» Data excerpt:
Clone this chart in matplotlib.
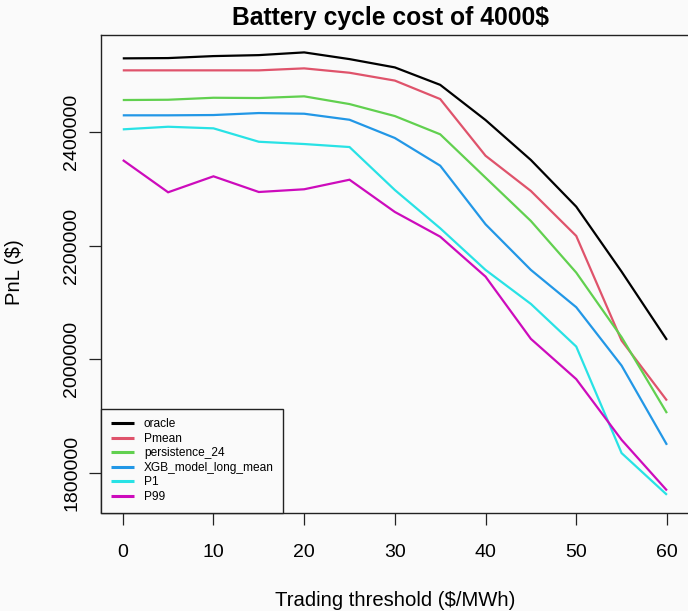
import matplotlib
matplotlib.use("Agg")
import matplotlib.pyplot as plt

plt.rcParams['font.family'] = ['Liberation Sans', 'DejaVu Sans']

# Trading threshold ($/MWh)
thresholds = [0, 5, 10, 15, 20, 25, 30, 35, 40, 45, 50, 55, 60]

# PnL ($) per strategy
oracle = [2529600, 2530100, 2533600, 2535300, 2540100, 2528300, 2513700,
          2483000, 2421100, 2350800, 2268700, 2154400, 2034300]
pmean = [2508500, 2508500, 2508500, 2508500, 2512000, 2504300, 2490500,
         2458000, 2358300, 2296300, 2217200, 2033100, 1927600]
persistence_24 = [2456300, 2456800, 2460300, 2459800, 2462800, 2449200, 2428100,
                  2396000, 2319700, 2243500, 2152700, 2039100, 1905500]
xgb_model_long_mean = [2429400, 2429400, 2429900, 2433400, 2432200, 2421600, 2389500,
                       2340800, 2237700, 2157400, 2091800, 1989100, 1849700]
p1 = [2404700, 2409300, 2406500, 2382900, 2378900, 2373600, 2298000,
      2230700, 2157400, 2097600, 2022600, 1835200, 1761800]
p99 = [2350800, 2294000, 2322100, 2294500, 2299300, 2316100, 2259400,
       2215900, 2145600, 2036100, 1965300, 1858500, 1769400]

series_names = ["oracle", "Pmean", "persistence_24", "XGB_model_long_mean", "P1", "P99"]
series_values = [oracle, pmean, persistence_24, xgb_model_long_mean, p1, p99]
series_colors = ["#000000", "#DF536B", "#61D04F", "#2297E6", "#28E2E5", "#CD0BBC"]

x_ticks = [0, 10, 20, 30, 40, 50, 60]
y_ticks = [1800000, 2000000, 2200000, 2400000]

W, H = 688, 611
bg = "#fafafa"
fig = plt.figure(figsize=(W / 100, H / 100), dpi=100, facecolor=bg)

left_px, right_px, top_px, bottom_px = 101, 688.7, 34.7, 512.5
ax = fig.add_axes([left_px / W, 1 - bottom_px / H,
                   (right_px - left_px) / W, (bottom_px - top_px) / H])
ax.set_facecolor(bg)

for name, vals, col in zip(series_names, series_values, series_colors):
    ax.plot(thresholds, vals, color=col, lw=1.6, label=name,
            solid_joinstyle='miter', solid_capstyle='butt')

# base-graphics style 4% padding around the data range
all_vals = [v for s in series_values for v in s]
ymin, ymax = min(all_vals), max(all_vals)
yr = ymax - ymin
ax.set_ylim(ymin - 0.04 * yr, ymax + 0.04 * yr)
xr = max(thresholds) - min(thresholds)
ax.set_xlim(min(thresholds) - 0.04 * xr, max(thresholds) + 0.04 * xr)

ax.set_xticks(x_ticks)
ax.set_xticklabels([str(t) for t in x_ticks], fontsize=14)
ax.set_yticks(y_ticks)
ax.set_yticklabels([str(t) for t in y_ticks], fontsize=14, rotation=90, va='center')
ax.tick_params(axis='both', direction='out', length=8.5, width=0.9, color='#222222')
ax.tick_params(axis='x', pad=14.5)
ax.tick_params(axis='y', pad=6.5)
for sp in ax.spines.values():
    sp.set_linewidth(1.0)
    sp.set_color('#222222')

cx = (left_px + right_px) / 2 / W
fig.text(390 / W, 1 - 18 / H, "Battery cycle cost of 4000$", ha='center', va='center',
         fontsize=17.7, fontweight='bold')
fig.text(cx, 1 - 600 / H, "Trading threshold ($/MWh)", ha='center', va='center',
         fontsize=14.6)
fig.text(15 / W, 1 - 272 / H, "PnL ($)", ha='center', va='center',
         fontsize=14.6, rotation=90)

leg = ax.legend(loc='lower left', bbox_to_anchor=(0, 0), borderaxespad=0,
                fontsize=8.6, frameon=True, fancybox=False, handlelength=2.0,
                handletextpad=0.8, labelspacing=0.21, borderpad=0.8)
leg.get_frame().set_edgecolor('#222222')
leg.get_frame().set_linewidth(1.0)
leg.get_frame().set_facecolor(bg)
leg.get_frame().set_alpha(1)
for line in leg.get_lines():
    line.set_linewidth(2.2)

fig.savefig("out.png", dpi=100, facecolor=bg)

» Exercise instructions: Repeat the lines above, starting at the first and stopping after the line that holds "ax.set_facecolor(bg)", with the pictures left out.

» Result of this exercise:
Clone this chart in matplotlib.
import matplotlib
matplotlib.use("Agg")
import matplotlib.pyplot as plt

plt.rcParams['font.family'] = ['Liberation Sans', 'DejaVu Sans']

# Trading threshold ($/MWh)
thresholds = [0, 5, 10, 15, 20, 25, 30, 35, 40, 45, 50, 55, 60]

# PnL ($) per strategy
oracle = [2529600, 2530100, 2533600, 2535300, 2540100, 2528300, 2513700,
          2483000, 2421100, 2350800, 2268700, 2154400, 2034300]
pmean = [2508500, 2508500, 2508500, 2508500, 2512000, 2504300, 2490500,
         2458000, 2358300, 2296300, 2217200, 2033100, 1927600]
persistence_24 = [2456300, 2456800, 2460300, 2459800, 2462800, 2449200, 2428100,
                  2396000, 2319700, 2243500, 2152700, 2039100, 1905500]
xgb_model_long_mean = [2429400, 2429400, 2429900, 2433400, 2432200, 2421600, 2389500,
                       2340800, 2237700, 2157400, 2091800, 1989100, 1849700]
p1 = [2404700, 2409300, 2406500, 2382900, 2378900, 2373600, 2298000,
      2230700, 2157400, 2097600, 2022600, 1835200, 1761800]
p99 = [2350800, 2294000, 2322100, 2294500, 2299300, 2316100, 2259400,
       2215900, 2145600, 2036100, 1965300, 1858500, 1769400]

series_names = ["oracle", "Pmean", "persistence_24", "XGB_model_long_mean", "P1", "P99"]
series_values = [oracle, pmean, persistence_24, xgb_model_long_mean, p1, p99]
series_colors = ["#000000", "#DF536B", "#61D04F", "#2297E6", "#28E2E5", "#CD0BBC"]

x_ticks = [0, 10, 20, 30, 40, 50, 60]
y_ticks = [1800000, 2000000, 2200000, 2400000]

W, H = 688, 611
bg = "#fafafa"
fig = plt.figure(figsize=(W / 100, H / 100), dpi=100, facecolor=bg)

left_px, right_px, top_px, bottom_px = 101, 688.7, 34.7, 512.5
ax = fig.add_axes([left_px / W, 1 - bottom_px / H,
                   (right_px - left_px) / W, (bottom_px - top_px) / H])
ax.set_facecolor(bg)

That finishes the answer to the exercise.